In combination, these two approaches enable one to verify an important decision and that is - whether the government services or retail network should be expanded, reduced or relocated? To be able to get to this point, one has to have integrated critical geospatial datasets into the accessibility models. This includes demand (ie target population) and supply side (ie location of existing outlets & competitors). One needs to look at these two pivotal aspects of the well known economic principle to try and understand the the environment within which this is happening. In the concept of the Diamond of Spatial Network Analysis this a key aspect.
In the global community people glibly talk about "access". What is access? It is the connecting of supply and demand or origins and destinations through some form of transport network taking into consideration particular modes of transport. This could be scholars walking to school, people using buses or trains to get to work or private vehicles to reach banks. It requires a transport network that links origins to destinations and considers the mode of transport and the average distance or time a customer should ideally travel to reach a destination.I am quite sure that the future will see the use of drones as a key transport method of getting goods to customers (not ignoring the IoT that has already impacted and traditional methods of accessing services).
The question is often asked - how is the travel distance or time determined? One way is to conduct social surveys and to collect the information from beneficiaries or consumers. A more accurate way is to collect data on customers using a particular facility over a period of years from service providers, geolocating their residential or business address and then defining their primary and/or secondary trade areas. The average distance or travel time can then be calculated from the trade areas. Very importantly, the travel elasticity can also be calculated and used in gravitational flow models.
Demand, supply and access are foundational aspects of the Diamond of Spatial Network Analysis. However, the target population for your service point or retail outlet might be people earning a certain income and for that facility to be financially viable, you need a certain capacity within a particular distance or travel time. By not taking into consideration consumer purchasing behaviour you might be allocating facilities to areas that are not going to use it or you might be missing out on areas that may be a very lucrative markets. Therefore, knowing how many people are using your services or products is invaluable in targeting your market more effectively.
Consumer purchasing behaviour can be obtained from nationally representative household surveys, such as the TGI Consumer survey conducted in many countries across the world.

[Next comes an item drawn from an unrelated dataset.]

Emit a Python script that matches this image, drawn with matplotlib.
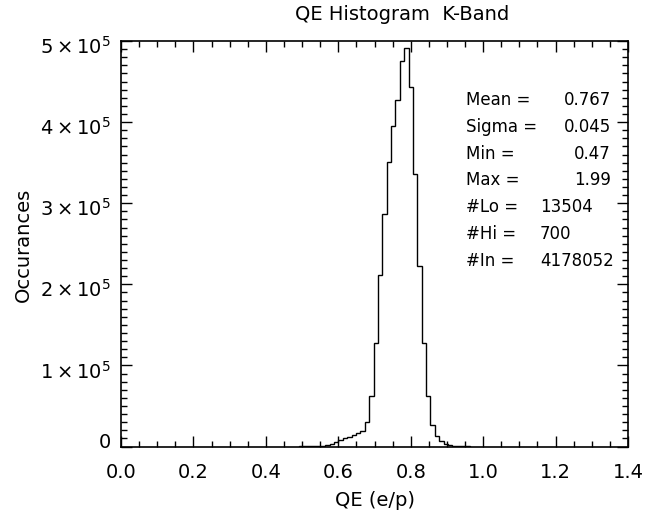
import numpy as np
import matplotlib
matplotlib.use("Agg")
import matplotlib.pyplot as plt
import matplotlib.transforms as mtransforms
from matplotlib.ticker import MultipleLocator

# histogram of QE values (counts per bin)
bin_start = 0.4916
bin_width = 0.0121
counts = [100, 200, 300, 500, 800, 1200, 2000, 3300, 5000, 7400,
          10000, 12000, 14000, 16800,
          19100, 29800, 62600, 127300, 211500, 286300, 350400, 394600,
          427300, 475300, 491000, 442900, 335600, 222900, 127300, 62600,
          26500, 13000,
          6600, 3300, 1600, 800, 400, 200, 100]

stats_names = ["Mean =", "Sigma =", "Min =", "Max ="]
stats_values = ["0.767", "0.045", "0.47", "1.99"]
count_names = ["#Lo =", "#Hi =", "#In ="]
count_values = ["13504", "700", "4178052"]

x_ticks = [0.0, 0.2, 0.4, 0.6, 0.8, 1.0, 1.2, 1.4]
y_ticks = [0, 1e5, 2e5, 3e5, 4e5, 5e5]
y_labels = ["0", r"$1\times10^{5}$", r"$2\times10^{5}$", r"$3\times10^{5}$",
            r"$4\times10^{5}$", r"$5\times10^{5}$"]

plt.rcParams["mathtext.default"] = "regular"

W, H = 653, 519
fig = plt.figure(figsize=(W / 100, H / 100), dpi=100)

def fx(px):
    return px / W

def fy(py):
    return 1 - py / H

ax = fig.add_axes([fx(121), fy(446.5), fx(628) - fx(121), fy(41) - fy(446.5)])

edges = bin_start + bin_width * np.arange(len(counts) + 1)
ax.stairs(counts, edges, color="black", linewidth=1.0)

ax.set_xlim(0.0, 1.4)
ax.set_ylim(0, 5e5)
ax.set_xticks(x_ticks)
ax.set_xticklabels([f"{v:.1f}" for v in x_ticks])
ax.set_yticks(y_ticks)
ax.set_yticklabels(y_labels)
ax.xaxis.set_minor_locator(MultipleLocator(0.05))
ax.yaxis.set_minor_locator(MultipleLocator(1e4))
ax.tick_params(which="both", direction="in", top=True, right=True,
               width=1.0, labelsize=14, colors="black")
ax.tick_params(which="major", length=8)
ax.tick_params(which="minor", length=4)
ax.tick_params(axis="x", pad=12)
ax.tick_params(axis="y", pad=7)
for s in ax.spines.values():
    s.set_linewidth(1.2)

# IDL puts the y labels a little off their ticks
for i, lab in enumerate(ax.get_yticklabels()):
    dy = 6 if i == 0 else -4
    off = mtransforms.ScaledTranslation(0, dy / 100, fig.dpi_scale_trans)
    lab.set_transform(lab.get_transform() + off)

fig.text(fx(402), fy(15), "QE Histogram  K-Band", ha="center", va="center", fontsize=14)
fig.text(fx(375), fy(500), "QE (e/p)", ha="center", va="center", fontsize=14)
fig.text(fx(23), fy(245), "Occurances", ha="center", va="center", rotation=90, fontsize=14)

y = 100
for name, val in zip(stats_names, stats_values):
    fig.text(fx(466), fy(y), name, ha="left", va="center", fontsize=12)
    fig.text(fx(611), fy(y), val, ha="right", va="center", fontsize=12)
    y += 26.8
for name, val in zip(count_names, count_values):
    fig.text(fx(466), fy(y), name, ha="left", va="center", fontsize=12)
    fig.text(fx(540), fy(y), val, ha="left", va="center", fontsize=12)
    y += 26.8

fig.savefig("out.png", dpi=100)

This information then needs to be integrated into a geospatial environment so that secondary datasets can be combined with the survey data to model and map it using small area estimation techniques. Across the world countries are implementing these types of surveys that can be used to provide critical data on consumer data for use in Spatial Network Analysis.
In the global community, saturation in the retail sector of developed economies is becoming a real concern. In developing economies locating service points in their optimum locations right from the start could dramatically improve service delivery. To enable countries to achieve the Sustainable Development Goals (SDG) requires a holistic approach to the provision of services. The Diamond of Spatial Network Analysis is a key concept that will enable this to be achieved.